A new study shows the effectiveness of antiretroviral therapy (ART) in preventing HIV transmissions in mixed-status couples.
The PARTNER study found zero new infections in HIV-mixed couples where the positive status partner was receiving suppressive ART. The study took part from 2010 to 2014, conducted in 75 different locations in 14 European countries.
Exactly 767 HIV-mixed couples took place in the study that documented more than 30,000 sexual acts. The study only looked at couples where the HIV-negative partner was not taking PReP (a pill that helps prevent infection for HIV-negative people), and the HIV-positive partner was on ART. These couples must have engaged in unprotected anal or vaginal sex in the month prior to the beginning of the study.

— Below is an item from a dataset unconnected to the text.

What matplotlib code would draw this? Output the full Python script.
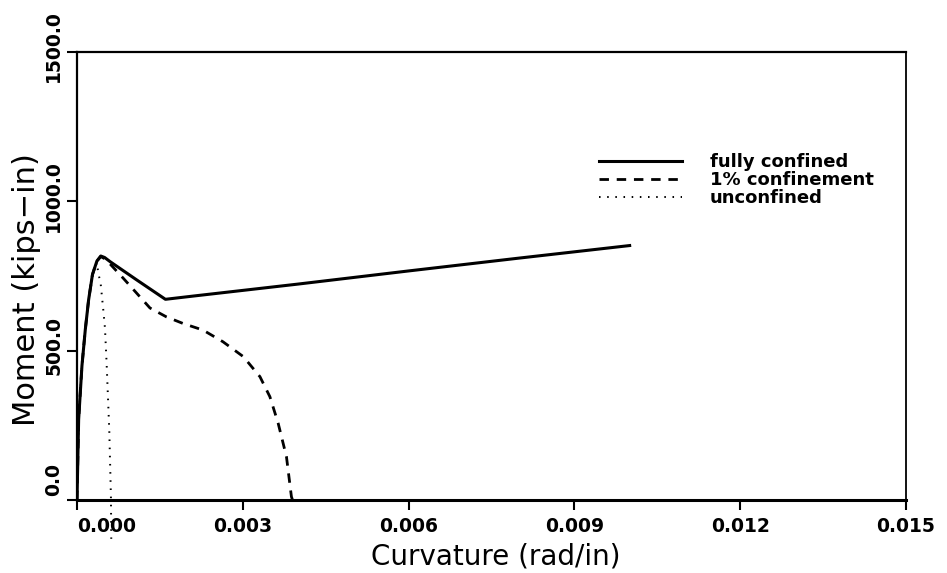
import matplotlib.pyplot as plt
import numpy as np

# curvature (rad/in) vs moment (kips-in)
fully_x = [0.0, 0.00003, 0.00009, 0.00015, 0.00021, 0.00028, 0.00036, 0.00043, 0.0005,
           0.0006, 0.00108, 0.00160, 0.00211, 0.004, 0.006, 0.008, 0.0100]
fully_y = [0, 270, 450, 570, 670, 755, 800, 817, 812, 798, 737, 672, 683, 723, 767, 810, 852]

conf1_x = [0.0, 0.00003, 0.00009, 0.00015, 0.00021, 0.00028, 0.00036, 0.00043, 0.0005,
           0.0006, 0.00084, 0.00132, 0.00162, 0.00192, 0.00228, 0.00264, 0.00301, 0.00331,
           0.00349, 0.00364, 0.00379, 0.00388, 0.0039]
conf1_y = [0, 270, 450, 570, 670, 755, 800, 815, 808, 790, 742, 643, 613, 591, 569, 530, 480,
           413, 346, 257, 145, 11, 0]

unconf_x = [0.0, 0.00003, 0.00009, 0.00015, 0.00021, 0.00028, 0.00036, 0.000386, 0.000428,
            0.000476, 0.000506, 0.000536, 0.000584, 0.000614, 0.00062]
unconf_y = [0, 270, 450, 570, 670, 755, 795, 759, 725, 636, 576, 458, 234, 11, -130]

xticks = [0.0, 0.003, 0.006, 0.009, 0.012, 0.015]
yticks = [0.0, 500.0, 1000.0, 1500.0]

fig = plt.figure(figsize=(9.47, 5.73), dpi=100, facecolor='white')
ax = fig.add_axes([0.0813, 0.1274, 0.8754, 0.7818])

ax.plot(unconf_x, unconf_y, color='black', lw=1.4, linestyle=(0, (0.8, 3.4)),
        label='unconfined', clip_on=False, zorder=2)
ax.plot(conf1_x, conf1_y, color='black', lw=2.0, linestyle=(0, (3.4, 2.8)),
        label='1% confinement', zorder=3)
ax.plot(fully_x, fully_y, color='black', lw=2.2, label='fully confined', zorder=4)

ax.set_xlim(0, 0.015)
ax.set_ylim(0, 1500)

ax.set_xticks(xticks)
ax.set_xticklabels(['%.3f' % v for v in xticks], fontsize=13.5, fontweight='bold')
ax.get_xticklabels()[0].set_horizontalalignment('left')
ax.set_yticks(yticks)
ax.set_yticklabels([])

# the old plotter put the y labels a little above their ticks
for v, dy in zip(yticks, [15, 3.5, 3.5, 4.5]):
    ax.annotate('%.1f' % v, xy=(0, v), xycoords=('axes fraction', 'data'),
                xytext=(-10, dy), textcoords='offset points', rotation=90,
                ha='right', va='center', fontsize=13.5, fontweight='bold')

ax.tick_params(axis='x', direction='out', length=7, width=1.5, pad=5)
ax.tick_params(axis='y', direction='out', length=7, width=1.5)
ax.spines['left'].set_linewidth(1.6)
ax.spines['bottom'].set_linewidth(2.2)
ax.spines['top'].set_linewidth(1.6)
ax.spines['right'].set_linewidth(1.3)

fig.text(496 / 947, 1 - 557 / 573, 'Curvature (rad/in)', fontsize=20,
         ha='center', va='center')
fig.text(27 / 947, 1 - 290 / 573, 'Moment (kips\u2212in)', fontsize=22,
         rotation=90, ha='center', va='center')

handles, labels = ax.get_legend_handles_labels()
leg = ax.legend(handles[::-1], labels[::-1], loc='upper left', bbox_to_anchor=(0.61, 0.81),
                frameon=False, handlelength=4.6, handletextpad=1.55, labelspacing=0.0,
                prop={'weight': 'bold', 'size': 13})

fig.savefig('out.png', dpi=100)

One third of the couples studied were homosexual men, a demographic that was excluded in two similar surveys that were conducted in 2008 and 2011.
The exclusion of homosexual couples baffled researches of the current study, since the Centers for Disease Control and Prevention reported that 63 percent of all new HIV infections in 2012 occurred in male-to-male sex, and anal sex is one of the riskiest activities for transmission. The researchers will now go onto phase 2 of the study, which takes an exclusive look at homosexual male couples.
The study underscores the importance of testing for new HIV infections. But only 1 in 6 people who are HIV-positive know of their status according to the CDC. The better people know about their HIV status, the more they can do to get effective antiretroviral treatment, which helps extend life expediency and stop the spread of HIV/AIDS.